Ah, l’orgueil… Ce fringant capitaine d’un navire imaginaire nommé Moi, qui, le sabre au clair et le regard grave, prend la mer comme s’il allait sauver le monde, alors qu’il ne fait que tourner en rond dans une baignoire.
Ces temps-ci, les vents de ma vie soufflent dru et mènent ce fier navire dans des criques étroites, dévoilant les écueils cachés sous la surface : jalousies déguisées en amour, possessivité peinte en loyauté, attentes farouches habillées d’espérance. Et au centre de cette armada d’émotions, un petit dictateur trônant sur une boîte de conserve, persuadé d’être l’Empereur de mon univers intérieur.
Parfois, dans des scènes où la comédie de l’absurde tutoie le génie, tout mon être me supplie de rire – un de ces éclats francs et libérateurs qui déplient le diaphragme et éclaboussent le silence. Mais non. L’orgueil surgit, manteau noir au vent, et d’un ton compassé me murmure :
« Ce n’est pas drôle, c’est grave. Redresse-toi. Respecte tes valeurs. »
Ah, les valeurs… Ces petits soldats de plomb plantés dans la terre meuble de mes pensées. Des oriflammes mentales dressées pour masquer le mystère vivant du présent. De jolis cache-misères dorés au nom du Bien. Comme si la vie, cette impératrice sauvage, avait besoin de mes dogmes de salon pour s’exprimer ! Elle danse, elle, nue et sans complexe, sur les tables de banquet de l’inconnu.
Alors, la pression est montée, crescendo, une mélodie oppressante jouée par l’orchestre de mes illusions. Jusqu’au point de rupture. Et là… miracle. Silence. Fracas doux. Tout a cédé. Comme une digue qui laisse passer l’eau vive. Et dans cette brèche, un souffle, un chant, un cœur nu. Chaud. Vibrant. Là, des larmes ont coulé. Non pas de douleur. Mais de retrouvailles.

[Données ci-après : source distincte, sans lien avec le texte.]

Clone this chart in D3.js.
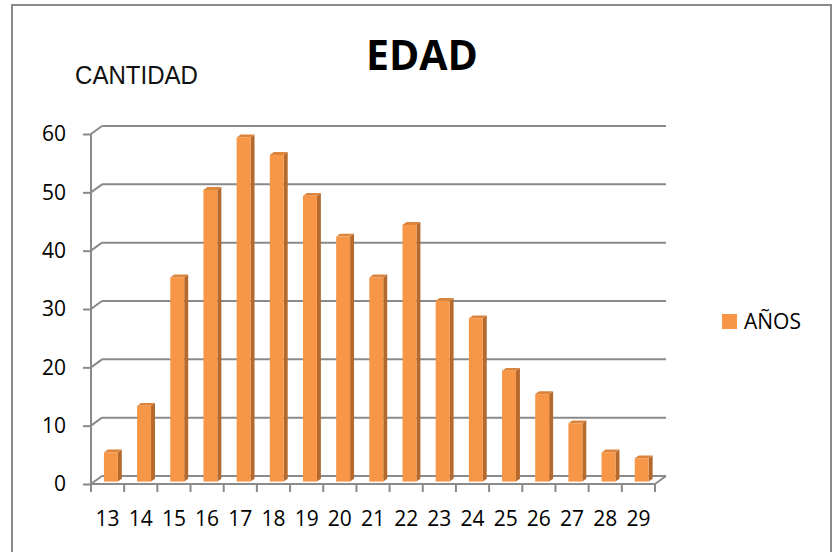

Il était là. Mon cœur. Ce bon vieux compagnon de route que j’avais laissé dans le coffre, étouffé sous des piles de devoirs et de principes. Et il s’est mis à me nourrir. À me remplir de tout ce que j’attendais des autres. Ce que l’orgueil m’avait volé en douce, en me faisant croire que je n’étais pas encore assez.
Depuis… je ris. Pas comme avant. Non. Des rires qui sortent du ventre, qui font sauter les verrous. Et l’inconnu – autrefois mon ennemi juré – est devenu mon terrain de jeu préféré. Mon entourage, jadis figé par mes griffes de contrôle et mes œillères d’attente, respire aussi à nouveau. Ils rient avec moi. Ils sont libres, comme moi, comme nous.
Alors, la vie est-elle un jeu ?
Oh oui. Et quel jeu sublime, quand l’illusion d’un moi sérieux s’efface enfin.
Elle coule, la vie. Tantôt torrent impétueux, tantôt ruisseau qui fredonne.
Et franchement… c’est sacrément beau. Et sacrément rigolo.